Sana Brecht’ten bir şiir hediye etmek istiyorum. Büyük olasılıkla okumuşsundur ama okumamışsan okuyunca pek seveceğini düşünüyorum. Seni anlatıyor şiir.
Devrim askeriyle alay ediliyor ve devrim askerinin yanıtı 1. Çizmeleri su alan general, de bana: Kimden gelir bu buyruklar? Laf aramızda: Bugün öğle yemeği yedin mi? Kafanda planlar var mı? Miden boş sadece? Bir bayrağım var, dersin, ama ordun hani nerde? Tek pantolonlu devlet adamı, bir ütü tahtası ister misin? Bakanların nerde toplanırlar? Yoksa köprü altında mı? Papaz oğlanı alır, as alır papazı. Adın tarihe geçer ama kimliğin nerde hani? Dört ediyorsa iki kere iki, tamam, güç sende olacak, (ayaklar baş olacak) ama: Bu gece bir yatağın var mı yatacak? 2. Eğer ben, su almayan çizmeler giymek istiyorsam bir gün, çünkü parmaklarımı bile örtmüyor şu ayağımdakiler, kovmalıyım bana çizme vermeyenleri, ve tüm deri piyasasını düzenlemeliyim. Pantolonum dökülüyor. Kıçıma bir pantolon gerek kışı geçirebilmem için zar zor.
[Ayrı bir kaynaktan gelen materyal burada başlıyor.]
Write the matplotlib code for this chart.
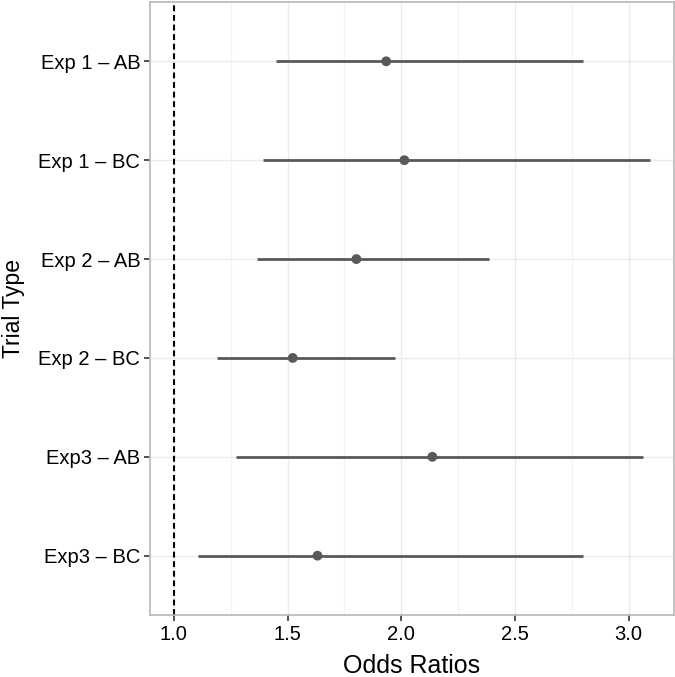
import matplotlib
matplotlib.use("Agg")
import matplotlib.pyplot as plt
from matplotlib.ticker import MultipleLocator

categories = ["Exp 1 \u2013 AB", "Exp 1 \u2013 BC", "Exp 2 \u2013 AB",
              "Exp 2 \u2013 BC", "Exp3 \u2013 AB", "Exp3 \u2013 BC"]
odds = [1.934, 2.014, 1.803, 1.523, 2.137, 1.632]
lower = [1.450, 1.393, 1.366, 1.188, 1.272, 1.108]
upper = [2.800, 3.095, 2.386, 1.973, 3.063, 2.800]
x_ticks = [1.0, 1.5, 2.0, 2.5, 3.0]
ref_line = 1.0

plt.rcParams['font.family'] = ['Liberation Sans', 'DejaVu Sans']

fig = plt.figure(figsize=(6.75, 6.77), dpi=100)
ax = fig.add_axes([150/675, 1-615/677, (674-150)/675, (615-2)/677])

n = len(categories)
ypos = [n - 1 - i for i in range(n)]

for y, lo, hi in zip(ypos, lower, upper):
    ax.plot([lo, hi], [y, y], color="#595959", lw=2.0, solid_capstyle='butt', zorder=3)
ax.scatter(odds, ypos, s=50, color="#595959", zorder=4, edgecolors='none')
ax.axvline(ref_line, color="black", lw=1.5, ls=(0, (2.8, 1.8)), zorder=2)

xmin = min(min(lower), ref_line)
xmax = max(upper)
pad = (xmax - xmin) * 0.05
ax.set_xlim(xmin - pad, xmax + pad)
ax.set_ylim(-0.6, n - 1 + 0.6)

ax.set_xticks(x_ticks)
ax.set_xticklabels([f"{t:.1f}" for t in x_ticks])
ax.xaxis.set_minor_locator(MultipleLocator(0.25))
ax.set_yticks(ypos)
ax.set_yticklabels(categories)

ax.grid(True, which='major', color="#EBEBEB", lw=1.0, zorder=0)
ax.grid(True, which='minor', axis='x', color="#F3F3F3", lw=0.8, zorder=0)
ax.set_axisbelow(True)

for s in ax.spines.values():
    s.set_color("#B8B8B8")
    s.set_linewidth(1.2)

ax.tick_params(axis='both', which='major', length=4, width=1.2, color="#333333",
               labelsize=14.5, labelcolor="black", pad=3)
ax.tick_params(axis='x', which='minor', length=0)

ax.set_xlabel("Odds Ratios", fontsize=18, va='center')
ax.xaxis.set_label_coords(0.5, -0.084)
ax.set_ylabel("Trial Type", fontsize=16.5, va='center')
ax.yaxis.set_label_coords(-0.260, 0.5)

fig.savefig("out.png", dpi=100)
Onun için, pantolonların nerde olduğunu bilmeliyim ilk peşin, ve tüm tekstil sanayini düzenlemeliyim Eğer istiyorsam has ekmek yemek, önce kırmalıyım tahıl borsasını ve gidip görüşmeliyim çiftçiyle ben kendim ve traktörler göndermeliyim tarlalara, ve ekini geniş çapta üretmeliyim. İstemiyorsam beni hor görenlerin savaşlarında askerlik yapmak, onların laflarına gülüp geçmeliyim ve kendi bayrağımı açmalıyım, ve savaşımı ilan etmeliyim onlara.